After all these calls, in full calling rig, I came home to dinner at 5, and in the evening went to view some wax works a la Mrs. Jarley's. They were very finely gotten up and Mrs. Jarley was indeed a character in herself -- she was brilliant and brought out some capital puns.[8]

Thursday afternoon, I had an engagement to walk with a gentleman to the famous Arlington Heights. We rode to Georgetown and then began our walk, but mud, and red mud at that, stopped our progress after one mile of the way, and we only saw the house in the distance. I have heard of the mud in the streets and roads of this place, but never realized the depths so much as that day. I sometimes sank one foot down to the ankle, and then with difficulty drew it up, with three inches adhering to it. Of course, we soon left this behind us, and hastened home to more congenial walks. The day was lovely overhead, and our party of four were so enthusiastic, we dreaded to give it up so soon. In the evening, we remained and had the pleasure of your cousin's company 'til nearly eleven o'clock. I sang a song for him, and then he withdrew. Friday was a disagreeable day. It rained and poured at intervals, but in the evening we had a reception, and entertained the friends 'til midnight. So, there you have the events of the past week. I had a charming call on Thursday at Senators Pomeroy's & Morgan's. Friday, we went to the Episcopal church, and heard the pastor Dr. Hall, -- a pretty good sermon -- though not as strong as ought to be given on the eve of Lent. He rather spoke encouragingly of the gay season just past, in such manner that now the lental season had come, they must pray and attend the services of the week, to make up for all past sins.

I presume, ere this you have received the letter Will mailed you the past week. I wish it could have been possible that you could have passed the past week here with us. I presume we will go to Philadelphia Thursday or Friday, but if you thought of coming, we would wait. We expect to pass two or three days in Phil. -- probably spending the Sabbath there -- but the light is fast-drawing on and the light is dim, so I must bid you adieu. I beg you to pardon all blunders and imperfections in writing, as I have written in the dining-room, where four young ladies have been writing, and part of the time, chatting with Wil, who holds a prominent place in the assembly.

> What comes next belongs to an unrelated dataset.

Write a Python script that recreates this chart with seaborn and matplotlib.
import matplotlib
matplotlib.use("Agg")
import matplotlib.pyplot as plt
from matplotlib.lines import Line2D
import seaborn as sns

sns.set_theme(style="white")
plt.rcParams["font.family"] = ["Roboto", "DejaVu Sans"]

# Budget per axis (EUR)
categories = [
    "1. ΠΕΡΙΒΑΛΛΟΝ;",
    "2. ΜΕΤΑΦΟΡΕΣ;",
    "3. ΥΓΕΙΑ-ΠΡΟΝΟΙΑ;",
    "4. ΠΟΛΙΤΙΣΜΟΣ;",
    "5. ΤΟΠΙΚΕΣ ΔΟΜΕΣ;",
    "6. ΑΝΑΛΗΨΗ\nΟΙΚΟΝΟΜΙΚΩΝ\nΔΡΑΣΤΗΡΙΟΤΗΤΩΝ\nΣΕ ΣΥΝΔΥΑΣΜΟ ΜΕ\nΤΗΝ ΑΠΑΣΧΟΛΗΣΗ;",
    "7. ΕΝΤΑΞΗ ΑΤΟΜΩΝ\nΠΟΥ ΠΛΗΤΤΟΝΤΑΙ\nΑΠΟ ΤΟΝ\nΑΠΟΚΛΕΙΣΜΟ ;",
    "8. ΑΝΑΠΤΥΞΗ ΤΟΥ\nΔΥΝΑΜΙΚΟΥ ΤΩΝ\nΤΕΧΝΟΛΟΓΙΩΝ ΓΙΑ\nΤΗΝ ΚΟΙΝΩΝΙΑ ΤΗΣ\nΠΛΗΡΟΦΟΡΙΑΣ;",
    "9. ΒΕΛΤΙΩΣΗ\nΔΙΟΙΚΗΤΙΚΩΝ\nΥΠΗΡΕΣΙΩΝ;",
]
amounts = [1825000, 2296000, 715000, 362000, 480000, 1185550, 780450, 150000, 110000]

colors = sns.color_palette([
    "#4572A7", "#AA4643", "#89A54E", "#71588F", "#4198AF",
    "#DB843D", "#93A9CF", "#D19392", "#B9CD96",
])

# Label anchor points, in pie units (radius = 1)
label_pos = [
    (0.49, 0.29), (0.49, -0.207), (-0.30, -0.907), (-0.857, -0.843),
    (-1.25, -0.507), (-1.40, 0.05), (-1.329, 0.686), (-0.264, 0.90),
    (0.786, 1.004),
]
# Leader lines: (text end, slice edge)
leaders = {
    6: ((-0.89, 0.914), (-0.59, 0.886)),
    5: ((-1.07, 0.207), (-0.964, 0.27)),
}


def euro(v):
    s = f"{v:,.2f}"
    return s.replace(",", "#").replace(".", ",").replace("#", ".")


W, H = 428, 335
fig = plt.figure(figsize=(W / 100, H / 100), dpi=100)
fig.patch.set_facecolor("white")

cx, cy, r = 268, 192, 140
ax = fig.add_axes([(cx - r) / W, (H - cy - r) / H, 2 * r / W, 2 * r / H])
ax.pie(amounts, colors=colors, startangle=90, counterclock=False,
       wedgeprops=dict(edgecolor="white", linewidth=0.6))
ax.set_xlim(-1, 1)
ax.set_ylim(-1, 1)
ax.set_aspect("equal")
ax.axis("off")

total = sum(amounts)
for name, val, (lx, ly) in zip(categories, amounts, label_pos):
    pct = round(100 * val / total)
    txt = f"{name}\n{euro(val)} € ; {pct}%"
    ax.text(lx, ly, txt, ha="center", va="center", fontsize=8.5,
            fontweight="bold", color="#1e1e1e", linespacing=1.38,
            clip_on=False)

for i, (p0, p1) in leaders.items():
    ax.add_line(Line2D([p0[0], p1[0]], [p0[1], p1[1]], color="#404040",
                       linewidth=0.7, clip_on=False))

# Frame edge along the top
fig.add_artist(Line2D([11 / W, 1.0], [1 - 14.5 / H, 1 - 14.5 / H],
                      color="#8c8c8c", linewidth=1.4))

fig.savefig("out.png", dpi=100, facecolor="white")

I imagine, just here, a circle where I send a return of the offering sent me.

With ever so much love,
I am truly,

(Receipts and notes in Bowles' files show that he and the Raymond's mutual cousin and friend E. Frank Hyde did subsequently go down to D.C., to visit with Louise and Will for a couple of days, but Bowles made no entries in his journal as to their activities.)

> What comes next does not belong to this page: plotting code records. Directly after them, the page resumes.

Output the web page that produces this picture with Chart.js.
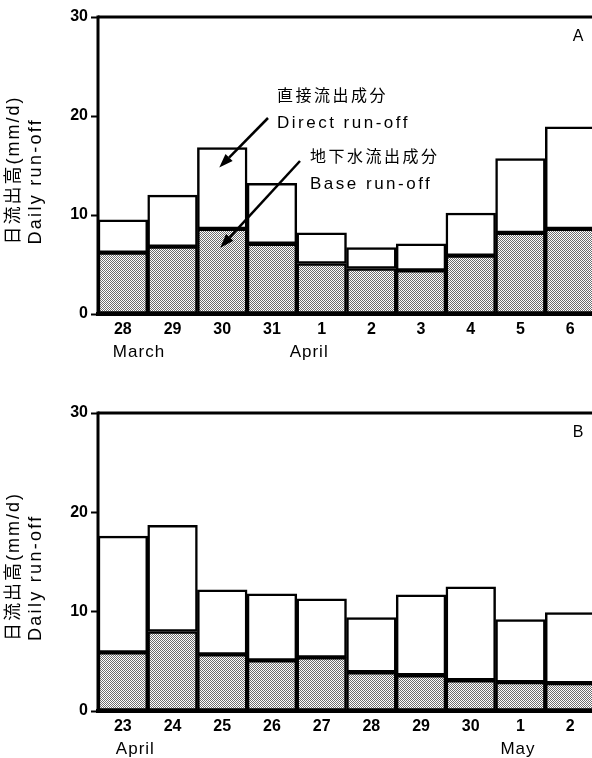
<!DOCTYPE html>
<html>
<head>
<meta charset="utf-8">
<script src="https://cdn.jsdelivr.net/npm/chart.js@4.4.1/dist/chart.umd.min.js"></script>
<style>
    html, body { margin: 0; padding: 0; background: #fff; overflow: hidden; }
    #wrap { position: relative; width: 592px; height: 758px; overflow: hidden; }
    canvas { position: absolute; left: 0; }
    #chartA { top: 0; }
    #chartB { top: 380px; }
</style>
</head>
<body>
<div id="wrap">
    <canvas id="chartA" width="600" height="380"></canvas>
    <canvas id="chartB" width="600" height="378"></canvas>
</div>
<script>
// Panel A: 28 March - 6 April
const daysA = ['28', '29', '30', '31', '1', '2', '3', '4', '5', '6'];
const totalA = [9.5, 12.0, 16.8, 13.2, 8.2, 6.7, 7.1, 10.2, 15.7, 18.9];
const baseA = [6.2, 6.8, 8.6, 7.1, 5.1, 4.6, 4.4, 5.9, 8.2, 8.6];
const monthsA = ['March', 'April'];
const monthIdxA = [0, 4];

// Panel B: 23 April - 2 May
const daysB = ['23', '24', '25', '26', '27', '28', '29', '30', '1', '2'];
const totalB = [17.6, 18.7, 12.2, 11.8, 11.3, 9.4, 11.7, 12.5, 9.2, 9.9];
const baseB = [5.9, 8.0, 5.7, 5.1, 5.4, 3.9, 3.6, 3.1, 2.9, 2.8];
const monthsB = ['April', 'May'];
const monthIdxB = [0, 8];

const yMax = 30;
const yStep = 10;
const yTitle = ['日流出高(mm/d)', 'Daily run-off'];
const directLabel = ['直接流出成分', 'Direct run-off'];
const baseLabel = ['地下水流出成分', 'Base run-off'];

const FONT = '"Liberation Sans", Arial, "Noto Sans CJK JP", sans-serif';

// dotted grey fill like the printed screen tone
function stipple(ctx) {
    const pc = document.createElement('canvas');
    pc.width = 2;
    pc.height = 2;
    const p = pc.getContext('2d');
    p.fillStyle = '#fff';
    p.fillRect(0, 0, 2, 2);
    p.fillStyle = '#6e6e6e';
    p.fillRect(0, 0, 1, 1);
    p.fillRect(1, 1, 1, 1);
    return ctx.createPattern(pc, 'repeat');
}

function arrow(ctx, x1, y1, x2, y2) {
    const ang = Math.atan2(y2 - y1, x2 - x1);
    const len = 14, half = 5;
    const bx = x2 - len * Math.cos(ang), by = y2 - len * Math.sin(ang);
    ctx.beginPath();
    ctx.moveTo(x1, y1);
    ctx.lineTo(bx, by);
    ctx.lineWidth = 2.5;
    ctx.strokeStyle = '#000';
    ctx.stroke();
    ctx.beginPath();
    ctx.moveTo(x2, y2);
    ctx.lineTo(bx + half * Math.sin(ang), by - half * Math.cos(ang));
    ctx.lineTo(bx - half * Math.sin(ang), by + half * Math.cos(ang));
    ctx.closePath();
    ctx.fillStyle = '#000';
    ctx.fill();
}

function framePlugin(panel, months, monthIdx, monthOffsets) {
    return {
        id: 'frame' + panel,
        afterDraw(chart) {
            const ctx = chart.ctx;
            const a = chart.chartArea;
            const x = chart.scales.x;
            const y = chart.scales.y;
            ctx.save();
            ctx.strokeStyle = '#000';
            // frame
            ctx.lineWidth = 3;
            ctx.beginPath();
            ctx.moveTo(a.left, a.top);
            ctx.lineTo(a.right + 10, a.top);
            ctx.stroke();
            ctx.beginPath();
            ctx.moveTo(a.left, a.top - 1.5);
            ctx.lineTo(a.left, a.bottom);
            ctx.stroke();
            ctx.lineWidth = 4;
            ctx.beginPath();
            ctx.moveTo(a.left - 2, a.bottom);
            ctx.lineTo(a.right + 10, a.bottom);
            ctx.stroke();

            ctx.fillStyle = '#000';
            // y title, both lines start from the same low point
            const startY = (a.top + a.bottom) / 2 + 79;
            ctx.font = '18px ' + FONT;
            ctx.textAlign = 'left';
            ctx.textBaseline = 'middle';
            [[14, '2px'], [36, '2.3px']].forEach(([tx, sp], i) => {
                ctx.save();
                ctx.letterSpacing = sp;
                ctx.translate(tx, startY);
                ctx.rotate(-Math.PI / 2);
                ctx.fillText(yTitle[i], 0, 0);
                ctx.restore();
            });

            // month names
            ctx.font = '17px ' + FONT;
            ctx.letterSpacing = '1px';
            months.forEach((m, i) => {
                ctx.fillText(m, x.getPixelForValue(monthIdx[i]) + monthOffsets[i], a.bottom + 38);
            });
            ctx.letterSpacing = '0px';

            // panel letter
            ctx.font = '16px ' + FONT;
            ctx.textAlign = 'center';
            ctx.fillText(panel, 578, a.top + 20);

            if (panel === 'A') {
                ctx.textAlign = 'left';
                ctx.font = '16px ' + FONT;
                ctx.letterSpacing = '2.5px';
                ctx.fillText(directLabel[0], 277, 97);
                ctx.fillText(baseLabel[0], 310, 158);
                ctx.font = '17px ' + FONT;
                ctx.fillText(directLabel[1], 277, 123);
                ctx.fillText(baseLabel[1], 310, 184);
                ctx.letterSpacing = '0px';
                const tipX = x.getPixelForValue(2) - 3;
                arrow(ctx, 268, 118, tipX, y.getPixelForValue(14.8));
                arrow(ctx, 300, 161, tipX + 1, y.getPixelForValue(6.7));
            }
            ctx.restore();
        }
    };
}

function makeChart(id, panel, days, total, base, months, monthIdx, monthOffsets, padTop, xHeight) {
    const canvas = document.getElementById(id);
    const ctx = canvas.getContext('2d');
    const direct = total.map((t, i) => +(t - base[i]).toFixed(2));
    return new Chart(ctx, {
        type: 'bar',
        data: {
            labels: days,
            datasets: [{
                label: 'Base run-off',
                data: base,
                backgroundColor: stipple(ctx),
                borderColor: '#000',
                borderWidth: 2.5,
                borderSkipped: false
            }, {
                label: 'Direct run-off',
                data: direct,
                backgroundColor: '#fff',
                borderColor: '#000',
                borderWidth: 2.5,
                borderSkipped: false
            }]
        },
        options: {
            responsive: false,
            animation: false,
            events: [],
            layout: { padding: { left: 0, top: padTop, right: 5, bottom: 0 } },
            plugins: {
                legend: { display: false },
                tooltip: { enabled: false }
            },
            datasets: {
                bar: { barPercentage: 1, categoryPercentage: 1 }
            },
            scales: {
                x: {
                    stacked: true,
                    grid: { display: false, drawTicks: false },
                    border: { display: false },
                    ticks: {
                        color: '#000',
                        padding: 6,
                        maxRotation: 0,
                        font: { family: FONT, size: 16, weight: 'bold' }
                    },
                    afterFit(s) { s.height = xHeight; }
                },
                y: {
                    stacked: true,
                    min: 0,
                    max: yMax,
                    grid: {
                        drawOnChartArea: false,
                        drawTicks: true,
                        tickLength: 7,
                        tickColor: '#000',
                        tickWidth: 2
                    },
                    border: { display: false },
                    ticks: {
                        stepSize: yStep,
                        color: '#000',
                        padding: 3,
                        font: { family: FONT, size: 16, weight: 'bold' }
                    },
                    afterFit(s) { s.width = 98; }
                }
            }
        },
        plugins: [framePlugin(panel, months, monthIdx, monthOffsets)]
    });
}

makeChart('chartA', 'A', daysA, totalA, baseA, monthsA, monthIdxA, [-10, -32], 17, 66);
makeChart('chartB', 'B', daysB, totalB, baseB, monthsB, monthIdxB, [-7, -20], 33, 47);
</script>
</body>
</html>
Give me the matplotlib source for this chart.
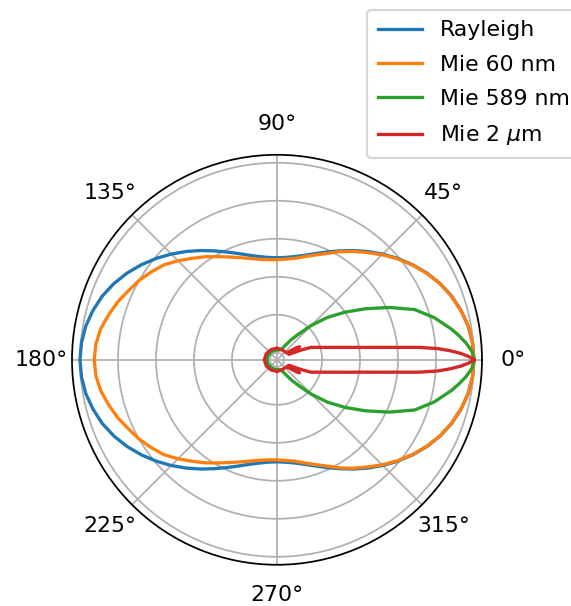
import numpy as np
import matplotlib.pyplot as plt

# scattering angle (deg) and normalised intensity, 0..180, mirrored below
ang_5 = list(range(0, 181, 5))
rayleigh = [1.0, 0.996, 0.985, 0.966, 0.942, 0.911, 0.875, 0.835, 0.793, 0.75,
            0.707, 0.665, 0.625, 0.589, 0.558, 0.533, 0.515, 0.504, 0.50,
            0.504, 0.515, 0.533, 0.558, 0.589, 0.625, 0.665, 0.707, 0.75,
            0.793, 0.835, 0.875, 0.911, 0.942, 0.966, 0.985, 0.996, 1.0]
mie_60 = [1.0, 0.996, 0.985, 0.965, 0.94, 0.91, 0.873, 0.833, 0.79, 0.745,
          0.70, 0.66, 0.62, 0.58, 0.55, 0.525, 0.505, 0.495, 0.49,
          0.492, 0.50, 0.515, 0.535, 0.56, 0.59, 0.625, 0.66, 0.70,
          0.74, 0.77, 0.80, 0.825, 0.855, 0.88, 0.905, 0.92, 0.925]

ang_589 = [0, 2.5, 5, 7.5, 10, 15, 20, 25, 30, 35, 40, 45, 50, 55, 60, 65,
           70, 80, 100, 130, 160, 180]
mie_589 = [1.0, 0.99, 0.963, 0.93, 0.895, 0.82, 0.735, 0.615, 0.50, 0.40,
           0.31, 0.22, 0.14, 0.09, 0.05, 0.03, 0.02, 0.015, 0.015, 0.015,
           0.015, 0.015]

ang_2um = [0, 1, 2, 3, 4, 5, 6, 7, 8, 10, 12, 14, 16, 18, 20, 22, 24, 26,
           28, 30, 32, 34, 37, 45, 60, 90, 120, 150, 180]
mie_2um = [1.0, 0.972, 0.93, 0.875, 0.81, 0.712, 0.587, 0.50, 0.43, 0.34,
           0.277, 0.233, 0.20, 0.174, 0.154, 0.10, 0.04, 0.03, 0.08, 0.10,
           0.08, 0.04, 0.025, 0.022, 0.022, 0.025, 0.025, 0.028, 0.03]

series = [
    ("Rayleigh", ang_5, rayleigh),
    ("Mie 60 nm", ang_5, mie_60),
    ("Mie 589 nm", ang_589, mie_589),
    (r"Mie 2 $\mu$m", ang_2um, mie_2um),
]


def full_circle(ang, val):
    ang = np.asarray(ang, float)
    val = np.asarray(val, float)
    th = np.concatenate([ang, 360 - ang[::-1]])
    r = np.concatenate([val, val[::-1]])
    return np.deg2rad(th), r


dpi = 158
fig = plt.figure(figsize=(571 / dpi, 606 / dpi), dpi=dpi)
ax = fig.add_axes([0.1261, 0.068, 0.718, 0.6766], projection="polar")

for label, ang, val in series:
    th, r = full_circle(ang, val)
    ax.plot(th, r, label=label)

ax.set_rlim(-0.037, 1.042)
ax.set_yticks([0, 0.2, 0.4, 0.6, 0.8, 1.0])
ax.set_yticklabels([])

# legend sticks out past the right edge, as in the original export
ax.legend(loc="upper left", bbox_to_anchor=(367.3 / 571, 1 - 9.5 / 606),
          bbox_transform=fig.transFigure, borderaxespad=0,
          labelspacing=0.65, borderpad=0.5)

fig.savefig("out.png", dpi=dpi)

  1. Miss Robbins was almost certainly Louisa Melissa Robbins, a daughter of Horace Wolcott and Mary Eldridge (Hyde) Robbins. Adams, Sherman, The History of Ancient Wethersfield, Connecticut..., New York: Grafton Press, 1904, p. 567. Via the Hydes and Meads, the Raymonds and Bowles Colgate were cousins of this family, and Louisa Melissa Robbins' brother, the painter Horace Wolcott Robbins, Jr., was a close friend of Bowles'. The Robbinses lived in Baltimore in the 1850s and '60s. "United States Census, 1870," database with images, FamilySearch (12 April 2016), H W Robbins, Maryland, United States; citing p. 56, family 294, NARA microfilm publication M593 (Washington D.C.: National Archives and Records Administration, n.d.); FHL microfilm 552,075.
  2. Mary Jane (Raymond) Buel, widow of Rev. Rufus, was an aunt of the Raymond siblings and their hostess in Washington, where she operated a small boarding/finishing school for girls.
  3. John Francis Coyle was an owner of the Washington Intelligencer, friend of Andrew Johnson, spent time with an acquaintence named John Wilkes Booth on the day he assassinated President Lincoln, and was the intended recipient of a letter Booth sought to have delivered that evening, which was instead destroyed by its carrier, John Mathews, an actor in Our American Cousin, before it could be made public. John F. Coyle, obituary. The Washington Post, Washington, District of Columbia, 7 Jan 1905, p. 10, clip 1, clip 2, clip 3.
  4. Mrs. Matthews was probably Speaker Schuyler Colfax's mother, Hannah Delameter (Stryker) (Colfax) Mathews, who married George W. Mathews after her first husband, Schuyler Colfax Sr., died.
  5. Emory McClintock's father and step-mother were recently returned from having been living in Paris.
  6. Edmund Storer Janes, senior bishop of the Methodist Episcopal Church, was the father Sarah Elizabeth ("Lizzie") Janes, a friend of the Raymonds and Bowles Colgate. Janes, Frederic. The Janes Family: A Genealogy and Brief History of the Descendants of William Janes... New York: J.H. Dingman, 1868, pp. 222-239.
  7. On the events leading to the presentment of articles of impeachment against Pres. Andrew Johnson, see "Further Particulars of the War Department Troubles." The New York Times, New York, New York, 23 Feb 1868, p. 1, clip 1, clip 2, clip 3, clip 4, clip 5, clip 6, clip 7, clip 8, clip 9, clip 10.
  8. Mrs. Jarley's Wax Works were not, in fact, world-famous wax works, but rather a play. Bartlett, George B. Mrs. Jarley's Famous Waxworks: With Full Directions for Their Presentation, Costumes, Properties and Movements. Chicago: Dramatic Pub. Co, 1902.